Fronterion, an international management consultancy that focuses exclusively on advising law firms and corporations on outsourced legal services, recently released a report called Ten for 2010: Top Ten Trends for Legal Outsourcing in 2010. While the report is aimed at convincing large American and UK firms and corporations to outsource to offshore LPO providers, it contains valuable nuggets for both independent, U.S.-based contract lawyers and the solos and small firms that hire them.
Two of the trends Fronterion identified are particularly significant for independent, U.S.-based contract lawyers. The first (which the ABA Journal focused on in an article last Friday), is the prediction that,
[a]s legal outsourcing vendors gain prominence in 2010, they will have much greater access to talent as more lawyers consider outsourcing as a genuine career path.
Client confidence in the outsourcing legal services market is translating into a rising talent pool, both on and offshore. Positions at outsourcing vendors will increasingly become an attractive alternative career path for entrepreneurial and global-minded legal professionals as pay, positions and prestige increase.
While Fronterion doesn’t specify exactly what types of onshore positions might be available with large outsourcing vendors, it’s likely that those positions would include (1) sales and marketing; (2) legal technology training and support; and (3) top-level supervision and quality control of foreign lawyers’ work. If you love being a lawyer, only the third type of position would be of interest to you.
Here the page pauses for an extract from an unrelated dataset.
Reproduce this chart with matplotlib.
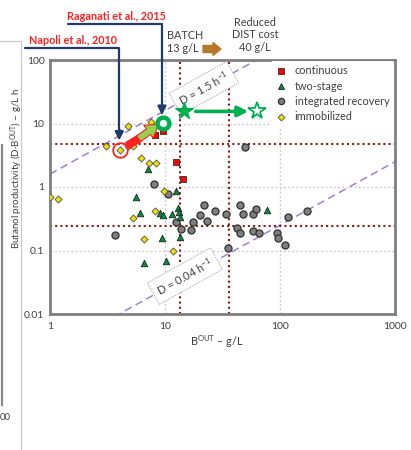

But if you’re really an “entrepreneurial . . . legal professional,” chances are you won’t be happy working for someone else: instead, consider starting your own practice working exclusively (or primarily) as a contract lawyer. As an independent contract lawyer since 1996, I’ve always been more than satisfied with my income and the regard in which I’m held by my clients and colleagues. With the legal industry still reeling from the (supposedly now-over) recession, more and more lawyers are pursuing “alternative” careers such as contract lawyering.
The second Fronterion-identified trend that’s particularly important for independent, U.S.-based contract lawyers is the fact that,
[d]ue to the continued uncertain economic outlook in 2010, many firms may be hesitant to lock into long-term, multi-year contract agreements with legal outsourcing vendors. Instead, firms will consider flexible outsourcing agreement structures with third-party vendors which will allow for increased resources on-demand.
Just as the economy has made large firms are hesitant to lock into long-term, multi-year contract agreements with legal outsourcing vendors, it has made the small firms and solos that hire independent U.S.-based contract lawyers reluctant to hire associates, even as their workload increases. As I noted just over a year ago, a bad economy is good news for independent, U.S.-based contract lawyers.
One trend identified in the Fronterion report is of special interest to hiring attorneys. Fronterion predicts that
[l]egal organisations will take a more strategic approach to their outsourcing arrangements as opposed to an ad hoc, cost-focused approach.
* * *. . . [S]trategic opportunities include better allocation of internal firm resources, increased access to scale, advanced restructuring opportunities and more effective variability management.
In the solo and small firm context, smart hiring attorneys will realize that they can reallocate the time that they (and their current associates) spend doing tasks that either
- they don’t enjoy doing;
- they’re not very good at;
- don’t directly help grow the firm; or
- some combination of (1)-(3)
by outsourcing those tasks. Hiring attorneys (and their associates) are then free to spend their time on tasks that
- they enjoy;
- they’re good at;
- help grow the firm (such as in-person marketing and relationship-building); or
- carry some or all of these benefits.
For example, a small firm might give an associate an opportunity to develop a new practice area (and thus diversify the firm’s offerings), while outsourcing some back-end tasks (such as legal research and writing) that would otherwise occupy an inordinate amount of associate time.
Fronterion’s conclusion is a rousing call to action for hiring attorneys:
Industry leaders will not only adapt to change but will also use change to their advantage. Successful law firms and corporate counsels will study the trends in 2010 and ask, “How can our firm not only adjust to change but thrive in the midst of it?” The answer to that question will most likely involve changes in the delivery of legal services.
Supporting—not supplanting— firm operations with an outside legal services vendor has emerged as a successful strategy and will gain momentum in 2010.
In a changing and dynamic legal industry, firms that understand these emerging trends will be able to leverage the full value of their outside legal and litigation support vendors.
Trends mean change. Responding to change means success.
As law practice experts such as Carolyn Elefant, Allison Shields and Susan Cartier Liebel have observed, solos can respond to changes in the legal industry much more quickly than large firms can; I would expand this to small firms as well. There’s no better time than now—at the threshhold of a new decade—to use this agility to incorporate outsourcing as an integral component of a 21st century business model.